Previamente, otros perros rusos ya habían tripulado vuelos en cohetes para suborbitar la Tierra, sin embargo, nada se sabía sobre lo que pasaba más allá de los 100 km de altura sobre la atmosfera terrestre. No había tiempo para pruebas suficientes que aseguraran la integridad física de Laika, pero quizá poco importaban. El vuelo de Laika estaba estipulado de antemano que tenía un ticket sólo de ida, sin retorno. El regreso de la nave, que se preveía en el espacio seis meses, no implicaba devolver a Laika sana y salva, pues la velocidad a la caería el Sputnik de regreso a la Tierra causaría inevitablemente que el artefacto ardiera en llamas. Lo que nadie previó y que se mantuvo oculto por mucho tiempo, fue el hecho de que Laika, sin el entrenamiento adecuado y encerrada en esa cápsula con espacio limitado para echarse o sentarse y en la que permaneció desde tres días antes del lanzamiento del Sputnik, sólo sobrevivió seis horas en la órbita terrestre. En completa soledad, viajando a una velocidad de más de 28 mil kilómetros por hora, y víctima de la falla del enfriador de la nave y por ende su sobrecalentamiento que registró hasta 43° en su interior, murió de hipertemia y estrés.
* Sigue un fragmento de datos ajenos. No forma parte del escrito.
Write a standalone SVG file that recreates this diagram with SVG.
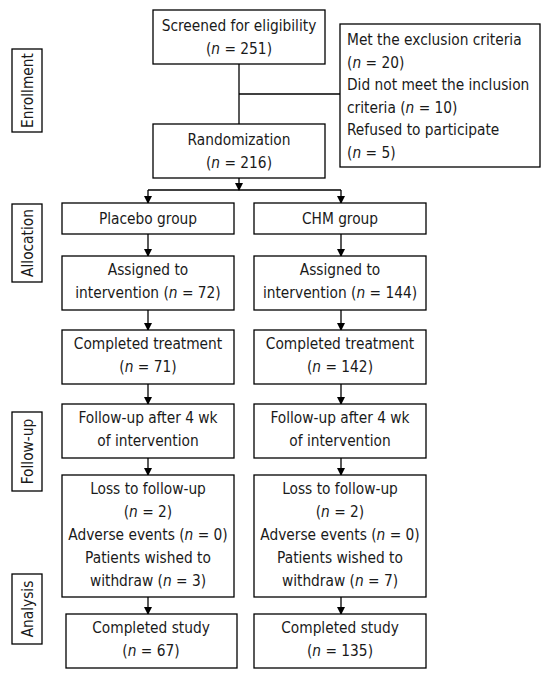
<svg xmlns="http://www.w3.org/2000/svg" width="552" height="679" viewBox="0 0 552 679">
<style>
.b{fill:#fff;stroke:#000;stroke-width:1.3}
.t{font-family:"DejaVu Sans Condensed","DejaVu Sans",sans-serif;font-size:15.3px;fill:#1a1a1a}
.c{text-anchor:middle}
.l{stroke:#000;stroke-width:1.3;fill:none}
.a{stroke:#000;stroke-width:1.3;fill:none;marker-end:url(#ah)}
.i{font-style:italic}
</style>
<defs>
<marker id="ah" markerWidth="8" markerHeight="9" refX="7" refY="4.5" orient="auto" markerUnits="userSpaceOnUse" viewBox="0 0 8 9">
<path d="M0,0.5 L8,4.5 L0,8.5 Z" fill="#000"/>
</marker>
</defs>
<rect width="552" height="679" fill="#fff"/>
<g id="connectors">
<line class="l" x1="239" y1="64" x2="239" y2="124"/>
<line class="l" x1="239" y1="94" x2="340" y2="94"/>
<line class="a" x1="239" y1="178" x2="239" y2="190"/>
<polyline class="l" points="148,190 341,190"/>
<line class="a" x1="148" y1="190" x2="148" y2="203"/>
<line class="a" x1="341" y1="190" x2="341" y2="203"/>
<line class="a" x1="148" y1="234" x2="148" y2="256"/>
<line class="a" x1="341" y1="234" x2="341" y2="256"/>
<line class="a" x1="148" y1="310" x2="148" y2="330"/>
<line class="a" x1="341" y1="310" x2="341" y2="330"/>
<line class="a" x1="148" y1="384" x2="148" y2="404"/>
<line class="a" x1="341" y1="384" x2="341" y2="404"/>
<line class="a" x1="148" y1="458" x2="148" y2="475"/>
<line class="a" x1="341" y1="458" x2="341" y2="475"/>
<line class="a" x1="148" y1="597" x2="148" y2="614"/>
<line class="a" x1="341" y1="597" x2="341" y2="614"/>
</g>
<g id="enrollment">
<rect class="b" x="12" y="49" width="30" height="83"/>
<text class="t c" transform="translate(32.5,90.5) rotate(-90)">Enrollment</text>
</g>
<g id="allocation">
<rect class="b" x="12" y="204" width="30" height="78"/>
<text class="t c" transform="translate(32.5,243) rotate(-90)">Allocation</text>
</g>
<g id="followup">
<rect class="b" x="12" y="412" width="30" height="79"/>
<text class="t c" transform="translate(32.5,451.5) rotate(-90)">Follow-up</text>
</g>
<g id="analysis">
<rect class="b" x="12" y="574" width="30" height="70"/>
<text class="t c" transform="translate(32.5,609) rotate(-90)">Analysis</text>
</g>
<g id="screened">
<rect class="b" x="153" y="10" width="172" height="54"/>
<text class="t c" x="239" y="31">Screened for eligibility</text>
<text class="t c" x="239" y="54">(<tspan class="i">n</tspan> = 251)</text>
</g>
<g id="excluded">
<rect class="b" x="340" y="24" width="200" height="143"/>
<text class="t" x="347" y="45">Met the exclusion criteria</text>
<text class="t" x="347" y="67.5">(<tspan class="i">n</tspan> = 20)</text>
<text class="t" x="347" y="90">Did not meet the inclusion</text>
<text class="t" x="347" y="112.5">criteria (<tspan class="i">n</tspan> = 10)</text>
<text class="t" x="347" y="135">Refused to participate</text>
<text class="t" x="347" y="157.5">(<tspan class="i">n</tspan> = 5)</text>
</g>
<g id="randomization">
<rect class="b" x="153" y="124" width="172" height="54"/>
<text class="t c" x="239" y="145">Randomization</text>
<text class="t c" x="239" y="168">(<tspan class="i">n</tspan> = 216)</text>
</g>
<g id="placebo">
<rect class="b" x="62" y="203" width="172" height="31"/>
<text class="t c" x="148" y="224">Placebo group</text>
</g>
<g id="chm">
<rect class="b" x="254" y="203" width="172" height="31"/>
<text class="t c" x="340" y="224">CHM group</text>
</g>
<g id="assigned-placebo">
<rect class="b" x="62" y="256" width="172" height="54"/>
<text class="t c" x="148" y="275">Assigned to</text>
<text class="t c" x="148" y="298">intervention (<tspan class="i">n</tspan> = 72)</text>
</g>
<g id="assigned-chm">
<rect class="b" x="254" y="256" width="172" height="54"/>
<text class="t c" x="340" y="275">Assigned to</text>
<text class="t c" x="340" y="298">intervention (<tspan class="i">n</tspan> = 144)</text>
</g>
<g id="treat-placebo">
<rect class="b" x="62" y="330" width="172" height="54"/>
<text class="t c" x="148" y="349">Completed treatment</text>
<text class="t c" x="148" y="372">(<tspan class="i">n</tspan> = 71)</text>
</g>
<g id="treat-chm">
<rect class="b" x="254" y="330" width="172" height="54"/>
<text class="t c" x="340" y="349">Completed treatment</text>
<text class="t c" x="340" y="372">(<tspan class="i">n</tspan> = 142)</text>
</g>
<g id="follow-placebo">
<rect class="b" x="62" y="404" width="172" height="54"/>
<text class="t c" x="148" y="423">Follow-up after 4 wk</text>
<text class="t c" x="148" y="446">of intervention</text>
</g>
<g id="follow-chm">
<rect class="b" x="254" y="404" width="172" height="54"/>
<text class="t c" x="340" y="423">Follow-up after 4 wk</text>
<text class="t c" x="340" y="446">of intervention</text>
</g>
<g id="loss-placebo">
<rect class="b" x="62" y="475" width="172" height="122"/>
<text class="t c" x="148" y="494">Loss to follow-up</text>
<text class="t c" x="148" y="517">(<tspan class="i">n</tspan> = 2)</text>
<text class="t c" x="148" y="540">Adverse events (<tspan class="i">n</tspan> = 0)</text>
<text class="t c" x="148" y="563">Patients wished to</text>
<text class="t c" x="148" y="586">withdraw (<tspan class="i">n</tspan> = 3)</text>
</g>
<g id="loss-chm">
<rect class="b" x="254" y="475" width="172" height="122"/>
<text class="t c" x="340" y="494">Loss to follow-up</text>
<text class="t c" x="340" y="517">(<tspan class="i">n</tspan> = 2)</text>
<text class="t c" x="340" y="540">Adverse events (<tspan class="i">n</tspan> = 0)</text>
<text class="t c" x="340" y="563">Patients wished to</text>
<text class="t c" x="340" y="586">withdraw (<tspan class="i">n</tspan> = 7)</text>
</g>
<g id="done-placebo">
<rect class="b" x="66" y="614" width="171" height="54"/>
<text class="t c" x="151" y="633">Completed study</text>
<text class="t c" x="151" y="656">(<tspan class="i">n</tspan> = 67)</text>
</g>
<g id="done-chm">
<rect class="b" x="254" y="614" width="172" height="54"/>
<text class="t c" x="340" y="633">Completed study</text>
<text class="t c" x="340" y="656">(<tspan class="i">n</tspan> = 135)</text>
</g>
</svg>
Esta todavía más cruel revelación que el sacrificio premeditado de Laika, no se dio a conocer sino hasta el nuevo milenio, pues la URSS no aceptó en sus reportes oficiales que la primera misión de enviar a un ser vivo al espacio había sido un rotundo fracaso y que le había costado la tortura y muerte a uno de los personajes más entrañables de su propaganda política.
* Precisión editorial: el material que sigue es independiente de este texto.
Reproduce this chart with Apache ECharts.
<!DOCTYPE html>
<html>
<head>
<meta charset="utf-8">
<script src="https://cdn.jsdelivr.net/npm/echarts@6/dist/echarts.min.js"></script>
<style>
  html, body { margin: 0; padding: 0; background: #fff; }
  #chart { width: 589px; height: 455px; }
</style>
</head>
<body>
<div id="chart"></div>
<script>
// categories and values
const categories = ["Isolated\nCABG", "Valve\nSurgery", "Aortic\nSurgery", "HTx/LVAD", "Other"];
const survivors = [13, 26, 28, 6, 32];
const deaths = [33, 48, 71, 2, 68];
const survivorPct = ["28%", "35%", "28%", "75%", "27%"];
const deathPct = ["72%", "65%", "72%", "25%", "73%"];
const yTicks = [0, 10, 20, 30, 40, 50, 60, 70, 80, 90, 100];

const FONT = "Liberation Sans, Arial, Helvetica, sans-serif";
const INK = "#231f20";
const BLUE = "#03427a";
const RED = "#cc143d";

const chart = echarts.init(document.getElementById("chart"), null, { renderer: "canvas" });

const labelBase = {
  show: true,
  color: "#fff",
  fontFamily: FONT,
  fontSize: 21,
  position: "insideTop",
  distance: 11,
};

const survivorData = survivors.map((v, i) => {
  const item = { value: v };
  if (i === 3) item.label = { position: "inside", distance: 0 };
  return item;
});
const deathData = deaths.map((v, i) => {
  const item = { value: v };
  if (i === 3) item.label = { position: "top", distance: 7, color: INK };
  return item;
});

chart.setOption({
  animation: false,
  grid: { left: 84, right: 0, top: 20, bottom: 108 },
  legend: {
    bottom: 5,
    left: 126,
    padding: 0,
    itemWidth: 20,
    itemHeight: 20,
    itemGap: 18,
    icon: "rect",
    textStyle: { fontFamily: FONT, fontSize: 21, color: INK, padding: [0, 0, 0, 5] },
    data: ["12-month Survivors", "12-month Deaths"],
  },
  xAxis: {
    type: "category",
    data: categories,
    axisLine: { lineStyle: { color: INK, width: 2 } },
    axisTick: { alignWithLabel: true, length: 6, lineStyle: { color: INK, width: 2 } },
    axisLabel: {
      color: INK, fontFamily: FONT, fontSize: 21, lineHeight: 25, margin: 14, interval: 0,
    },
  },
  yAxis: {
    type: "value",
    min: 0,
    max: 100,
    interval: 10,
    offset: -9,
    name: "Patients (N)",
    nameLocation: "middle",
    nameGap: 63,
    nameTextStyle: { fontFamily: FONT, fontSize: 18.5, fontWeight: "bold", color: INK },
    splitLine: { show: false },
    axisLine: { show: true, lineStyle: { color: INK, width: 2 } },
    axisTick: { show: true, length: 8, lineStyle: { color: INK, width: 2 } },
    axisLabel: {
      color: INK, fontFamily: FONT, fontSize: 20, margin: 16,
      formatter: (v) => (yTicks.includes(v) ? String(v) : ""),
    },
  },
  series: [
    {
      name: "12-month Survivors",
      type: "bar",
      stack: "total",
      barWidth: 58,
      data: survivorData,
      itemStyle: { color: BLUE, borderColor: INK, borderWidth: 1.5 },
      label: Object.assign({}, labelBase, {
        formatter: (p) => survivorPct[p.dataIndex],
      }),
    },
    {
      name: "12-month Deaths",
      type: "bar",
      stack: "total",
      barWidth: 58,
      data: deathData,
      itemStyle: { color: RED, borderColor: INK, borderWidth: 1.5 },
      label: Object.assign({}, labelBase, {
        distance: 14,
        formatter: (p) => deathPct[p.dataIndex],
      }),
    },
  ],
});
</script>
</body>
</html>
La fama mundial que adquirió Laika antes y después de su muerte, la convirtió también en su contraparte capitalista, en objeto de consumo y producto para la cultura pop a costa de su cruel destino. Una total falta de sensibilidad para ella y los subsiguientes mamíferos -y reptiles- enviados a orbitar nuestra esfera, en cuyos ojos no se reflejó el heroísmo, sino la fragilidad y el terror resultado de los niveles de estrés intolerables a los que fueron sometidos.
Años después, la experimentación con monos, conejos, ratones y hasta tortugas, además de otros muchos perros, no sólo en la URSS sino en Estados Unidos, tuvo frutos menos grotescos. Al menos fueron planeados para volver y la gran mayoría pudieron considerarse viajes exitosos tripulados por seres vivos porque estos cosmonautas regresaron con vida a la Tierra, pero ¿a qué costo? En 1960, a bordo del Sputnik 5, Belka y Strelka fueron las siguientes “voluntarias” en ser enviadas al espacio, pero corrieron con más suerte que Laika: volvían a salvo y acompañadas del resto de la tripulación: un conejo gris, cuarenta ratones, dos ratas, moscas, plantas, hongos y algunas bacterias.